Violencia contra las mujeres
“En cada niña que mira al suelo para sentirse a salvo, el universo pierde un poco de luz.”
— Inés Dorado
Es tu hermana, es tu mamá, es tu esposa, es tu hija. Cada mujer carga una historia: una historia que calla, que esconde y que la sociedad le enseñó a llevar como si fuera culpa suya. Ayer fue el Día Internacional de la Eliminación de la Violencia contra la Mujer, una fecha que ilumina aquello que el resto del año permanece enterrado debajo de los cuerpos, de las bocas y de las mentes. Es un día en el que, por un instante, se permite nombrar lo que tantas veces se intenta silenciar. Porque cuando una mujer se atreve a hablar, él no queda como el agresor: quedamos nosotras convertidas en sospechosas. ¿Qué estabas usando?, ¿qué dijiste?, ¿estabas borracha?, ¿no te gustaba?, ¿por qué fuiste? Son preguntas que no buscan respuestas, sino culpas; preguntas que funcionan como piedras lanzadas para hacerla dudar de su propio dolor.
Sin embargo, este día nos recuerda que no, que nuestras historias no deben seguir escondidas. No es justo vivir en un país que prefiere cubrir los gritos con silencio. Y lo más duro es aceptar que la violencia empieza mucho antes de lo que queremos reconocer. Más de 370 millones de niñas y mujeres han sufrido violación o agresión sexual antes de los 18 años; y si consideramos todas las formas de abuso infantil, la cifra asciende a 650 millones: una de cada cinco mujeres en el mundo. Son historias que comenzaron demasiado pronto, a los 9, a los 10, a los 13 años, cuando apenas estaban aprendiendo a nombrarse, cuando aún jugaban, cuando aún eran niñas. No es un chiste ni una exageración; es una herida que atraviesa la infancia y deja cicatrices que no se borran con el tiempo.

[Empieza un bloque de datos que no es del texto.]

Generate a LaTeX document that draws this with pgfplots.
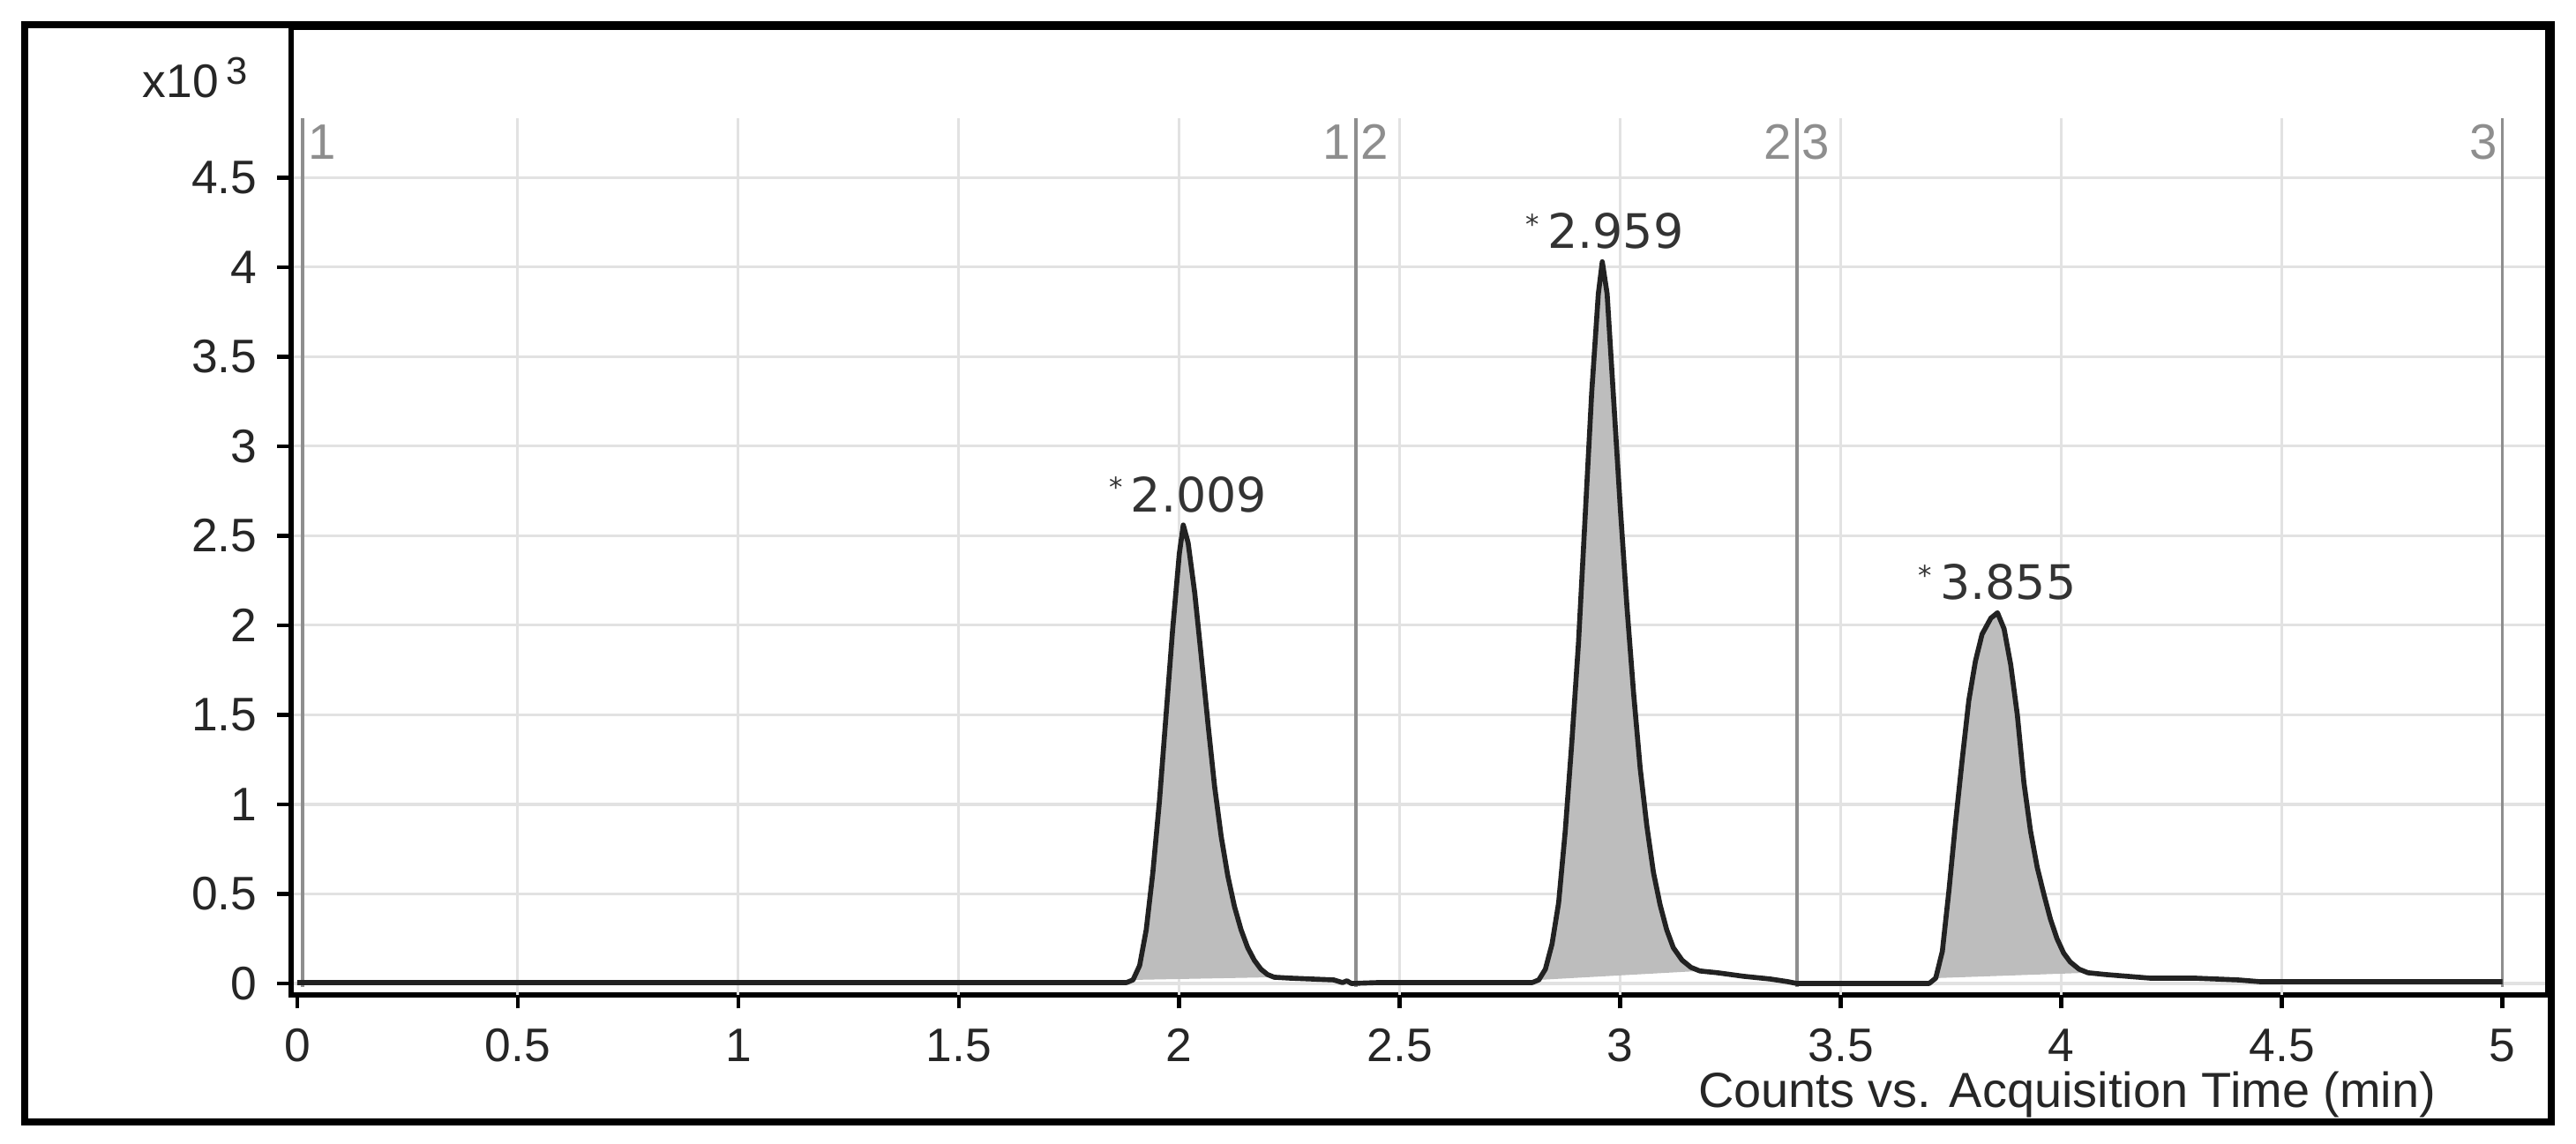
\documentclass[border=0pt]{standalone}
\usepackage{pgfplots}
\pgfplotsset{compat=1.18}
\usepackage{fontspec}
\setmainfont{Liberation Sans}
\newfontfamily\pkfont{DejaVu Sans}
\definecolor{gridc}{HTML}{E2E2E2}
\definecolor{segc}{HTML}{8E8E8E}
\definecolor{sigc}{HTML}{222222}
\definecolor{fillc}{HTML}{BDBDBD}
\begin{document}
\begin{tikzpicture}
\begin{scope}[x=0.0068493cm,y=0.0068493cm]
\path (0,0) rectangle (2920,1296);
\end{scope}
\begin{axis}[
  at={(2.260cm,1.151cm)}, anchor=south west,
  scale only axis, width=17.53cm, height=7.52cm,
  xmin=-0.014, xmax=5.104, ymin=-0.064, ymax=5.342,
  xtick={0,0.5,1,1.5,2,2.5,3,3.5,4,4.5,5},
  ytick={0,0.5,1,1.5,2,2.5,3,3.5,4,4.5},
  xticklabels={0,0.5,1,1.5,2,2.5,3,3.5,4,4.5,5},
  yticklabels={0,0.5,1,1.5,2,2.5,3,3.5,4,4.5},
  tick align=outside, xtick pos=lower, ytick pos=lower,
  major tick length=3pt,
  tick style={black, line width=0.9pt},
  tick label style={font=\fontsize{10.4}{12}\selectfont, text=black!85},
  /pgf/number format/assume math mode=true,
  xticklabel style={yshift=-1pt},
  yticklabel style={xshift=-1pt},
  ymajorgrids=true,
  grid style={gridc, line width=0.6pt},
  axis line style={black, line width=1.3pt},
]
% vertical grid lines (stop below the segment labels)
\addplot[gridc, line width=0.6pt, forget plot] coordinates {(0.5,-0.064) (0.5,4.83)};
\addplot[gridc, line width=0.6pt, forget plot] coordinates {(1,-0.064) (1,4.83)};
\addplot[gridc, line width=0.6pt, forget plot] coordinates {(1.5,-0.064) (1.5,4.83)};
\addplot[gridc, line width=0.6pt, forget plot] coordinates {(2,-0.064) (2,4.83)};
\addplot[gridc, line width=0.6pt, forget plot] coordinates {(2.5,-0.064) (2.5,4.83)};
\addplot[gridc, line width=0.6pt, forget plot] coordinates {(3,-0.064) (3,4.83)};
\addplot[gridc, line width=0.6pt, forget plot] coordinates {(3.5,-0.064) (3.5,4.83)};
\addplot[gridc, line width=0.6pt, forget plot] coordinates {(4,-0.064) (4,4.83)};
\addplot[gridc, line width=0.6pt, forget plot] coordinates {(4.5,-0.064) (4.5,4.83)};
% segment boundaries
\addplot[segc, line width=0.7pt, forget plot] coordinates {(0.012,-0.02) (0.012,4.83)};
\addplot[segc, line width=0.7pt, forget plot] coordinates {(2.4,-0.02) (2.4,4.83)};
\addplot[segc, line width=0.7pt, forget plot] coordinates {(3.4,-0.02) (3.4,4.83)};
\addplot[segc, line width=0.7pt, forget plot] coordinates {(5.0,-0.02) (5.0,4.83)};
\node[anchor=west, text=segc, font=\fontsize{11}{12}\selectfont, inner sep=1pt] at (axis cs:0.012,4.70) {1};
\node[anchor=east, text=segc, font=\fontsize{11}{12}\selectfont, inner sep=1pt] at (axis cs:2.4,4.70) {1};
\node[anchor=west, text=segc, font=\fontsize{11}{12}\selectfont, inner sep=1pt] at (axis cs:2.4,4.70) {2};
\node[anchor=east, text=segc, font=\fontsize{11}{12}\selectfont, inner sep=1pt] at (axis cs:3.4,4.70) {2};
\node[anchor=west, text=segc, font=\fontsize{11}{12}\selectfont, inner sep=1pt] at (axis cs:3.4,4.70) {3};
\node[anchor=east, text=segc, font=\fontsize{11}{12}\selectfont, inner sep=1pt] at (axis cs:5.0,4.70) {3};
% integrated peak areas
\addplot[fill=fillc, draw=none, forget plot] coordinates {
 (1.895,0.02) (1.91,0.10) (1.925,0.30) (1.94,0.62) (1.955,1.02) (1.97,1.50)
 (1.985,1.98) (2.000,2.40) (2.009,2.56) (2.020,2.46) (2.035,2.18) (2.050,1.82)
 (2.065,1.45) (2.080,1.10) (2.095,0.82) (2.110,0.60) (2.125,0.43) (2.140,0.30)
 (2.155,0.20) (2.170,0.13) (2.185,0.08) (2.200,0.05) (2.215,0.035)} -- cycle;
\addplot[fill=fillc, draw=none, forget plot] coordinates {
 (2.815,0.02) (2.83,0.08) (2.845,0.22) (2.86,0.45) (2.875,0.85) (2.89,1.35)
 (2.905,1.90) (2.92,2.60) (2.935,3.30) (2.95,3.85) (2.959,4.03) (2.97,3.85)
 (2.985,3.25) (3.00,2.65) (3.015,2.10) (3.03,1.62) (3.045,1.20) (3.06,0.88)
 (3.075,0.62) (3.09,0.44) (3.105,0.30) (3.12,0.20) (3.14,0.13) (3.16,0.09)
 (3.18,0.07)} -- cycle;
\addplot[fill=fillc, draw=none, forget plot] coordinates {
 (3.715,0.03) (3.73,0.18) (3.745,0.52) (3.76,0.90) (3.775,1.25) (3.79,1.58)
 (3.805,1.80) (3.82,1.95) (3.84,2.04) (3.855,2.07) (3.87,1.98) (3.885,1.78)
 (3.90,1.50) (3.915,1.12) (3.93,0.85) (3.945,0.65) (3.96,0.50) (3.975,0.36)
 (3.99,0.25) (4.005,0.17) (4.02,0.12) (4.04,0.08) (4.06,0.06)} -- cycle;
% chromatogram trace
\addplot[sigc, line width=1.1pt, line join=round, forget plot] coordinates {
 (0,0.005) (1.88,0.005)
 (1.895,0.02) (1.91,0.10) (1.925,0.30) (1.94,0.62) (1.955,1.02) (1.97,1.50)
 (1.985,1.98) (2.000,2.40) (2.009,2.56) (2.020,2.46) (2.035,2.18) (2.050,1.82)
 (2.065,1.45) (2.080,1.10) (2.095,0.82) (2.110,0.60) (2.125,0.43) (2.140,0.30)
 (2.155,0.20) (2.170,0.13) (2.185,0.08) (2.200,0.05) (2.215,0.035)
 (2.25,0.03) (2.30,0.025) (2.35,0.02) (2.37,0.005) (2.38,0.015) (2.39,0.0)
 (2.45,0.005) (2.80,0.005)
 (2.815,0.02) (2.83,0.08) (2.845,0.22) (2.86,0.45) (2.875,0.85) (2.89,1.35)
 (2.905,1.90) (2.92,2.60) (2.935,3.30) (2.95,3.85) (2.959,4.03) (2.97,3.85)
 (2.985,3.25) (3.00,2.65) (3.015,2.10) (3.03,1.62) (3.045,1.20) (3.06,0.88)
 (3.075,0.62) (3.09,0.44) (3.105,0.30) (3.12,0.20) (3.14,0.13) (3.16,0.09)
 (3.18,0.07) (3.22,0.06) (3.28,0.04) (3.34,0.025) (3.38,0.01) (3.40,0.0)
 (3.70,0.0)
 (3.715,0.03) (3.73,0.18) (3.745,0.52) (3.76,0.90) (3.775,1.25) (3.79,1.58)
 (3.805,1.80) (3.82,1.95) (3.84,2.04) (3.855,2.07) (3.87,1.98) (3.885,1.78)
 (3.90,1.50) (3.915,1.12) (3.93,0.85) (3.945,0.65) (3.96,0.50) (3.975,0.36)
 (3.99,0.25) (4.005,0.17) (4.02,0.12) (4.04,0.08) (4.06,0.06)
 (4.10,0.05) (4.20,0.03) (4.30,0.03) (4.40,0.02) (4.45,0.01) (5.0,0.01)};
% peak labels
\node[anchor=south, font=\pkfont\fontsize{10.5}{12}\selectfont, text=black!80, inner sep=1pt] at (axis cs:2.02,2.60) {\raisebox{0.55ex}{\fontsize{6}{6}\selectfont *}\,2.009};
\node[anchor=south, font=\pkfont\fontsize{10.5}{12}\selectfont, text=black!80, inner sep=1pt] at (axis cs:2.965,4.07) {\raisebox{0.55ex}{\fontsize{6}{6}\selectfont *}\,2.959};
\node[anchor=south, font=\pkfont\fontsize{10.5}{12}\selectfont, text=black!80, inner sep=1pt] at (axis cs:3.855,2.11) {\raisebox{0.55ex}{\fontsize{6}{6}\selectfont *}\,3.855};
\end{axis}
\begin{scope}[x=0.0068493cm,y=0.0068493cm]
\draw[black, line width=1.6pt] (28,24) rectangle (2892,1268);
\node[anchor=east, font=\fontsize{10.4}{12}\selectfont, text=black!85, inner sep=0pt] at (282,1208) {x10\,\raisebox{0.55ex}{\fontsize{8.5}{9}\selectfont 3}};
\node[anchor=east, font=\fontsize{10.9}{12}\selectfont, text=black!85, inner sep=0pt] at (2762,55) {Counts vs. Acquisition Time (min)};
\end{scope}
\end{tikzpicture}
\end{document}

En México, siete de cada diez mujeres han vivido algún tipo de violencia. Casi la mitad ha sufrido violencia sexual. Y, aun así, el 99.7% de estos casos no llega a denunciarse. Ese silencio no nace de la comodidad, sino del miedo, de la vergüenza impuesta y de un sistema que casi nunca responde. Por eso es necesario decirlo con claridad: no fue mi prenda, no fue mi voz, no fue mi cuerpo, no fue que estaba alcoholizada. Fue él. Fue ese hombre que decidió aprovecharse del poder que la sociedad le ha otorgado, del permiso tácito que le concedieron durante generaciones y de la impunidad que lo ha acompañado siempre.
Y a pesar de todo esto, aún existen quienes aseguran que las leyes protegen “de más” a las mujeres. No comprenden que esas leyes existen precisamente porque fueron necesarias, porque sin ellas la violencia sería aún más profunda, más cruda y más constante. México tiene leyes, sí, pero la justicia llega tarde o no llega. Mientras tanto, las historias siguen acumulándose, se vuelven cotidianas, se vuelven normales, cuando nunca debieron serlo.
Por eso es fundamental recordar que el 25 de noviembre no basta. No podemos permitir que la conciencia dure solo un día. La violencia no se detiene cuando pasan las marchas o cuando se apagan las consignas. La violencia ocurre el 26, el 27, el 28. Ocurre todos los días en la vida de mujeres que no tendrían por qué conocer el miedo tan temprano ni cargar historias tan pesadas a tan corta edad.
Gritar es un acto de valentía. Nombrar lo que pasó, romper el silencio, recuperar la voz que fue arrebatada: eso también es resistencia. Cada mujer conoce su historia, sabe lo que vivió y lo que le dolió. No tiene por qué seguir cargando culpas que no le pertenecen, ni la sociedad puede seguir cuestionándola a ella en lugar de cuestionarlo a él.
Porque esa historia que crees lejana podría ser la de alguien que amas. Es tu hermana, es tu mamá, es tu esposa, es tu hija. Y por ellas —por todas— no podemos seguir callando.